13 thoughts on “Dying With Dignity: How Life Expectancy Isn’t What You Think It Is

  1. Saifedean says:

    You take as a given that old age will mean a deterioration in health and becoming a liability to others. I’d like to bring Art de Vany to your attention. He’s an economist, but for thirty years he’s studied food and exercise and come up with some very interesting ideas which you can find in his book The Evolutionary Diet. He argues that there are essentially two drivers of aging: lean muscle mass wasting, and excessive inflammation. Muscle wasting happens if you do not move your body and exercise enough, and if you don’t eat enough animal protein. Inflammation happens from many bad things, but most important is consumption of foods that raise your blood sugar level, necessitating insulin release. Repeated sugar intake will basically destroy the body over time. It leads to obesity, diabetes, alzheimer’s, cancer, MS, and various other illnesses, it slowly wastes the body.

    So, control these two processes and your body can continue to function normally into old age. Art de Vany is 77 and in better shape than you and me and most 20 year olds. He is in roughly the same shape than when he was 20. Imagine living to your old age in full health and the appeal increases.

    • Pete D. says:

      You take as a given that old age will mean a deterioration in health and becoming a liability to others.

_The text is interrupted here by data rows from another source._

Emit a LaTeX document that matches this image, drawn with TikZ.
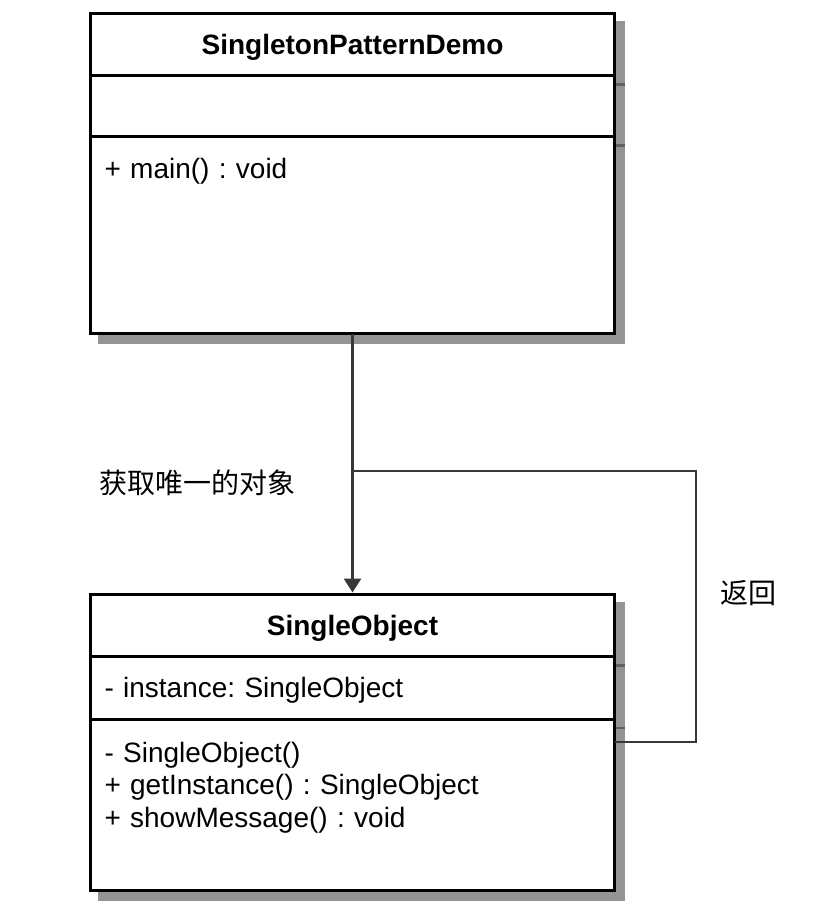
\documentclass[tikz,border=0pt]{standalone}
\usepackage{fontspec}
\setmainfont{Liberation Sans}
\newfontfamily\cjkfont{Noto Sans CJK SC}
\usetikzlibrary{positioning,shadows,arrows.meta}
\newcommand{\umlfont}{\fontsize{28pt}{32.5pt}\selectfont\frenchspacing}

\tikzset{
  compart/.style={draw=black, fill=white, line width=3pt, outer sep=0pt,
    inner ysep=0pt, inner xsep=14pt, text width=496pt, font=\umlfont,
    drop shadow={shadow xshift=9pt, shadow yshift=-9pt, fill=black!42,
      draw=black!42, line width=3pt, opacity=1}},
  classname/.style={compart, align=center, font=\umlfont\bfseries,
    minimum height=62pt, text height=20pt, text depth=0pt},
  members/.style={compart, align=left, minimum height=61pt,
    text height=20pt, text depth=0pt},
  ops/.style={compart, align=left},
  shadowline/.style={line width=2.5pt, black!62},
  link/.style={line width=2pt, black!78},
  lbl/.style={font=\cjkfont\fontsize{28pt}{32pt}\selectfont, inner sep=0pt}
}

\begin{document}
\begin{tikzpicture}[x=1pt,y=-1pt]
    \useasboundingbox (0,0) rectangle (836,920);
    % SingletonPatternDemo
    \node[classname] (demotitle) at (352.5,44.5) {SingletonPatternDemo};
    \node[members, below=0pt of demotitle] (demoattr) {};
    \node[ops, text height=42pt, text depth=155pt, below=0pt of demoattr] (demoops) {+ main() : void};
    % SingleObject
    \node[classname, minimum height=62.5pt] (objtitle) at (352.5,625.25) {SingleObject};
    \node[members, minimum height=62.5pt, below=0pt of objtitle] (objattr) {- instance: SingleObject};
    \node[ops, text height=43pt, text depth=128pt, below=0pt of objattr] (objops) {- SingleObject()\\+ getInstance() : SingleObject\\+ showMessage() : void};
    % divider shadows
    \foreach \c in {demotitle,demoattr,objtitle,objattr}
      \draw[shadowline] ([shift={(1.5pt,-9pt)}]\c.south east) -- ([shift={(10.5pt,-9pt)}]\c.south east);
    % calls
    \coordinate (back) at (352.5,470.5);
    \draw[link, line width=2.8pt, -{Triangle[width=17pt,length=14pt]}, shorten >=1.5pt] (demoops.south) -- (objtitle.north);
    \draw[link] ([yshift=-23pt]objops.north east) -- ++(81,0) |- (back);
    \node[lbl] (fetchlbl) at (197.5,483) {获取唯一的对象};
    \node[lbl] (backlbl) at (748,593) {返回};
\end{tikzpicture}
\end{document}
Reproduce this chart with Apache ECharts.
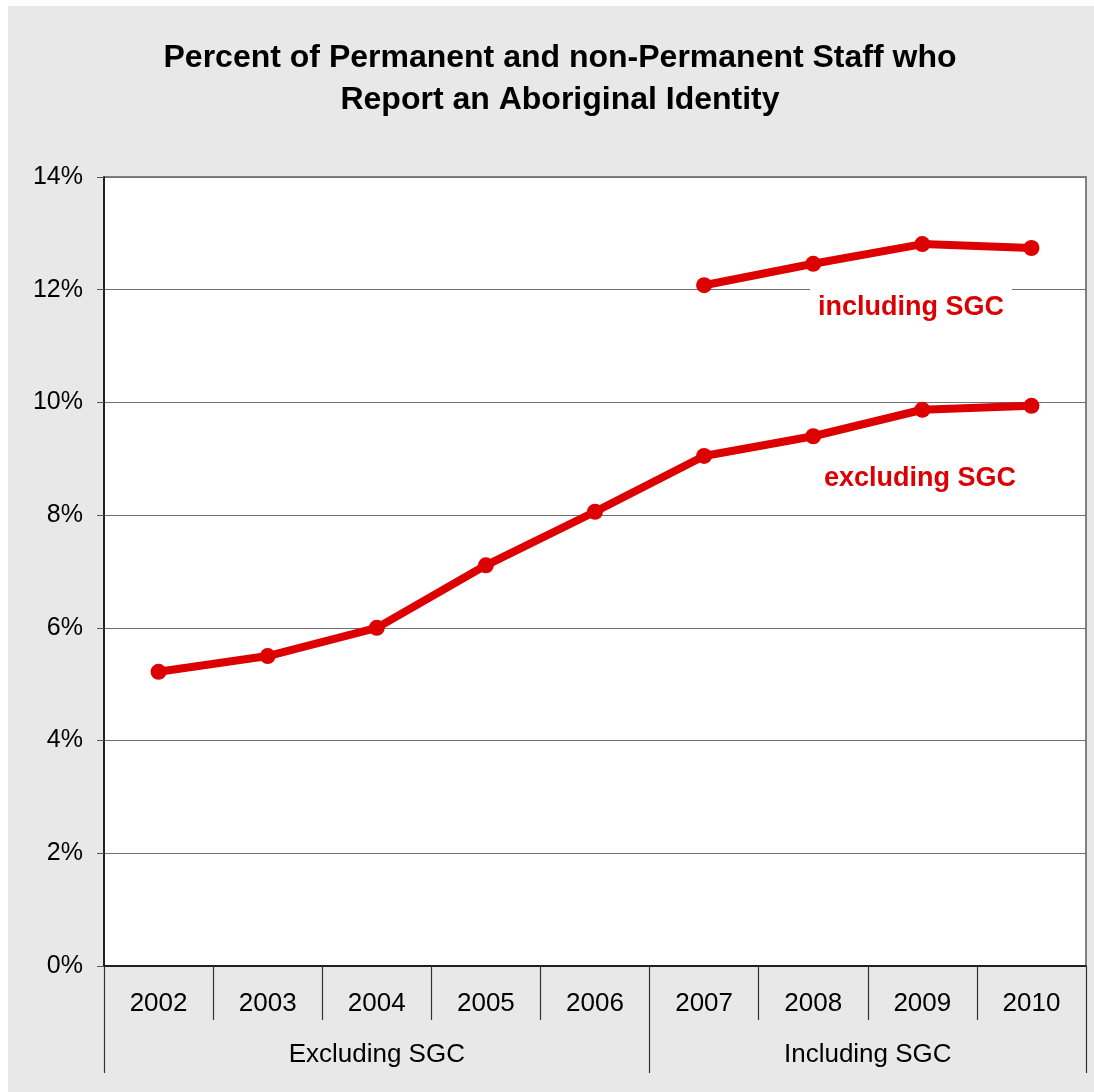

      Not at all. If one is 75+ and is still a net-positive for society in the sense that he contributes more than he takes, then what could possibly be wrong with that? Even if he’s net-negative on society but financially independent and physically independent enough to care for himself, or if he has family willing to take care of him, then wonderful, we’re good to go.

      The issue is with those who are a net-burden on society, aren’t independent, don’t have family support, and, particularly if given the choice, wouldn’t choose to go on. These lost souls are heavy as fuck for the productive class; a productive class who is busy pushing themselves as far as they can while also lifting their offspring through to maturity so that there’s something of a legacy on this planet. How many logs must mule carry up a mountain?

      I’d like to bring Art de Vany to your attention.

      He’s an impressive figure, no doubt. Strong, vital, and independent. Truly a model of a “senior” citizen!